» EXERCISE PROMPT: Copy each line that contains the word "Apache".
##########
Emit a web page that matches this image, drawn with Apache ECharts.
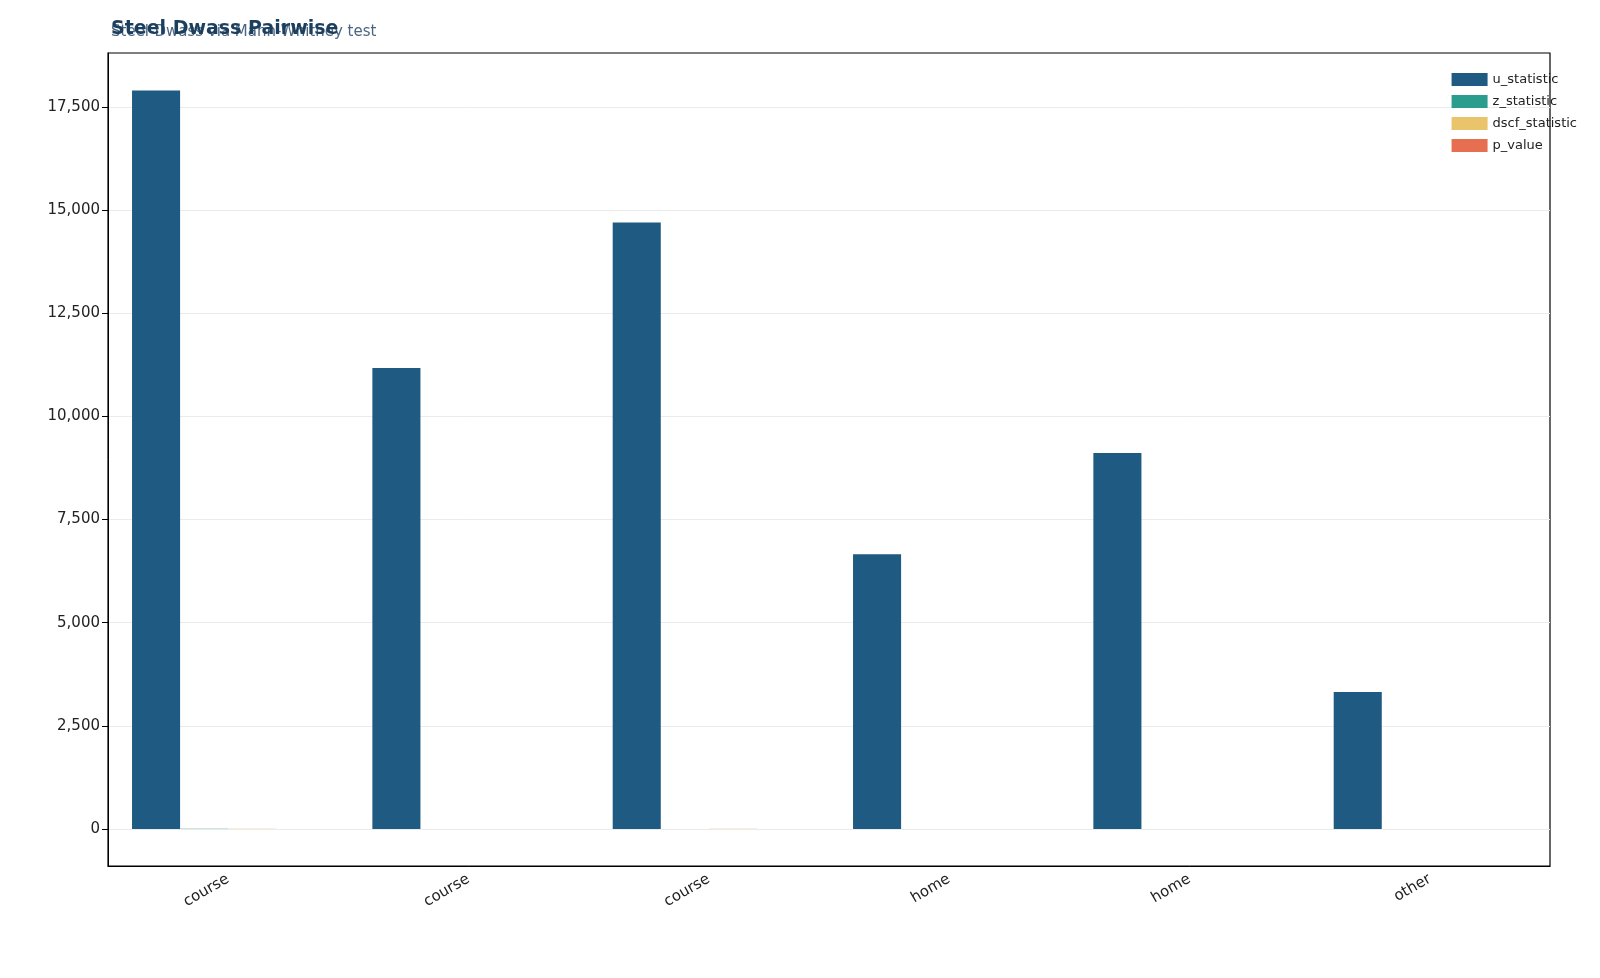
<!DOCTYPE html><html><head><meta charset="utf-8"><script src="https://cdn.jsdelivr.net/npm/echarts@6/dist/echarts.min.js"></script></head><body style="margin:0;background:#fff"><div id="c" style="width:1600px;height:978px"></div><script>
const categories=['course','course','course','home','home','other'];
const uStat=[17900,11170,14700,6660,9110,3320];
const zStat=[3.1,1.2,2.5,-1.1,0.9,-2.0];
const dscfStat=[4.4,1.7,3.5,-1.6,1.3,-2.8];
const pValue=[0.01,0.6,0.05,0.7,0.8,0.1];
const yTicks=[0,2500,5000,7500,10000,12500,15000,17500];
const names=['u_statistic','z_statistic','dscf_statistic','p_value'];
const colors=['#1f5a82','#2a9d8f','#e9c46a','#e76f51'];
const data=[uStat,zStat,dscfStat,pValue];
const ch=echarts.init(document.getElementById('c'));
ch.setOption({
 animation:false,
 title:[{text:'Steel-Dwass via Mann-Whitney test',left:106,top:20,textStyle:{fontFamily:'DejaVu Sans',fontSize:15,fontWeight:'normal',color:'#4a6680'}},
  {text:'Steel Dwass Pairwise',left:106,top:15,textStyle:{fontFamily:'DejaVu Sans',fontSize:19,fontWeight:'bold',color:'#1d3f5e'}}],
 legend:{right:18,top:68,orient:'vertical',itemWidth:36,itemHeight:13,itemGap:9,icon:'rect',
  textStyle:{fontFamily:'DejaVu Sans',fontSize:13,color:'#222'},data:names},
 grid:{left:108,right:50,top:53,bottom:112,show:true,borderColor:'#000',borderWidth:1.2},
 xAxis:{type:'category',data:categories,axisLine:{onZero:false,lineStyle:{color:'#000'}},axisTick:{alignWithLabel:true,length:7,lineStyle:{color:'#000'}},
  axisLabel:{rotate:30,fontFamily:'DejaVu Sans',fontSize:15,color:'#222',margin:12}},
 yAxis:{type:'value',min:-897,max:18807,
  axisLabel:{fontFamily:'DejaVu Sans',fontSize:15,color:'#222',customValues:yTicks},
  axisLine:{show:true,lineStyle:{color:'#000'}},axisTick:{show:true,length:6,customValues:yTicks,lineStyle:{color:'#000'}},
  splitLine:{lineStyle:{color:'#ebebeb'}}},
 series:names.map((n,i)=>({name:n,type:'bar',data:data[i],barGap:'0%',barCategoryGap:'20%',itemStyle:{color:colors[i]}}))
});
</script></body></html>
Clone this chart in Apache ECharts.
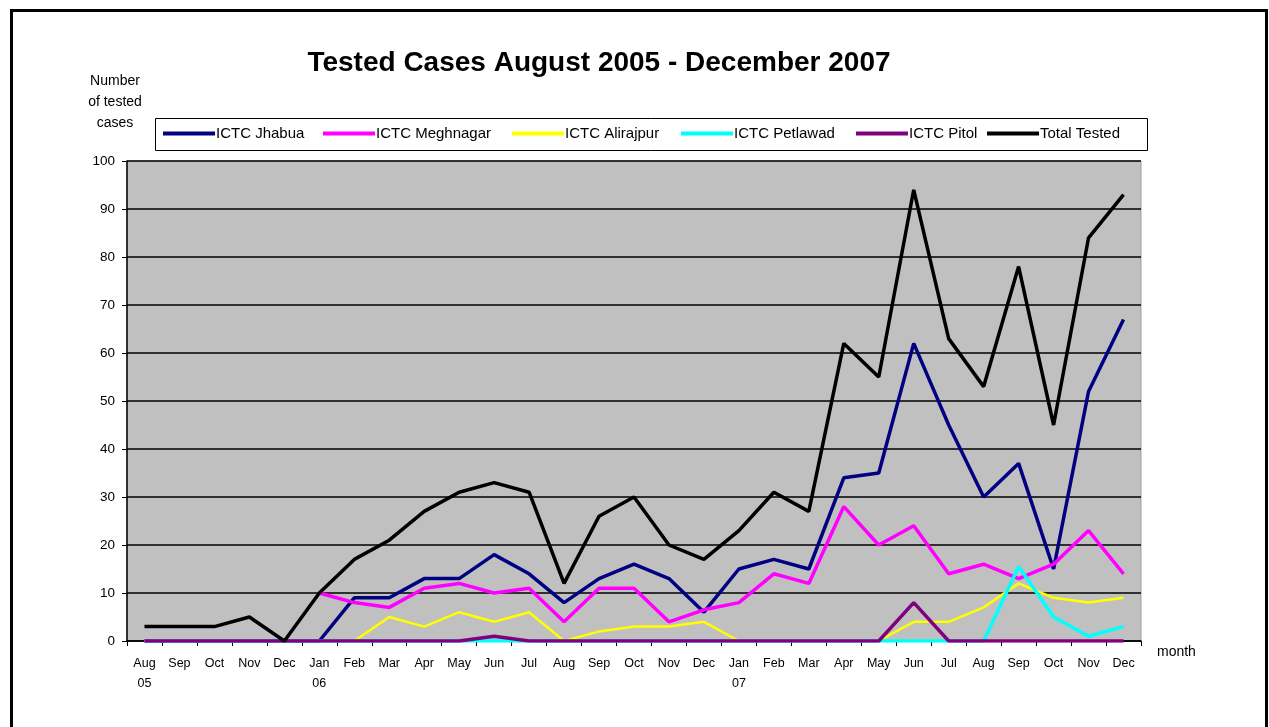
##########
» OUTPUT FOR THIS TASK:
Emit a web page that matches this image, drawn with Apache ECharts.
Clone this chart in Apache ECharts.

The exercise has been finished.